Looking for opportunities, rather than dwelling on forecasts of gloomy prospects, is exactly how class President Amanda Knights, of Hampstead, Md., plans to move forward with her degree in social work.
"It's certainly scary," she said. "We put all this money into this education and we're supposed to be ready for any job, and then you get out there and there's just none available.
"But I think we can overcome any challenge. I think that's what college prepared us for, and I just look at it as another obstacle in life."
Knights plans to immediately pursue a master's degree in social work at Elizabethtown before diving into the job market.
"My goal is to work with inner-city youth," she said. "I really like working with the education system and I'm interested in policy, so I hope one day to maybe hold some type of government position and do some work with that."
Many advancements in society can be credited to graduates of liberal arts colleges, such as Elizabethtown, said commencement speaker Pauline Yu.

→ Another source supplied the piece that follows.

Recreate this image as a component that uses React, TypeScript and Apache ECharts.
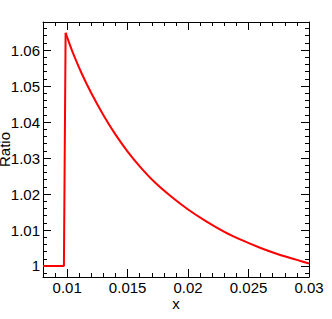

They push the world forward by asking questions and seeking answers, she said.
"You may be commencing life as a graduate, but you are not concluding your career as a student of life," Yu said. "Keep asking, keep questioning and keep climbing."
Yu is president of the American Council of Learned Societies.
As such, she leads an organization that "requires an appreciation for all forms of learning, and an understanding of the vital importance of the role the humanities serve in preserving our past and defining our future," said Susan Traverso, provost and senior vice president of Elizabethtown College.
Yu quoted former President Woodrow Wilson in describing to the graduates the importance of their college degrees and of colleges in general.
" 'The purpose of college ... was to prepare students for the grave duties of citizens and neighbors,' " she said.
Further, she quoted, " 'the man who has traveled in the realms of thought brings lessons home with him which make him grave and wise beyond his fellows."
What the world needs now, Yu told the graduates, is more educated people.
"You should prize what has become an increasingly endangered notion in this country," she said. "The ideal that a strong system of higher education serves the public good has faded and frayed.
"What dominates now instead is the conception that the prime value of education is private gain — better jobs, higher incomes, larger homes, faster cycles on the hamster wheel of affluence."
Yu urged the graduates "to fulfill the mission of this college — to be exemplars of how the life of learning you have enjoyed at Elizabethtown can be the foundation of sustained learning and service that benefits not just yourselves, but your families, your communities and your nation."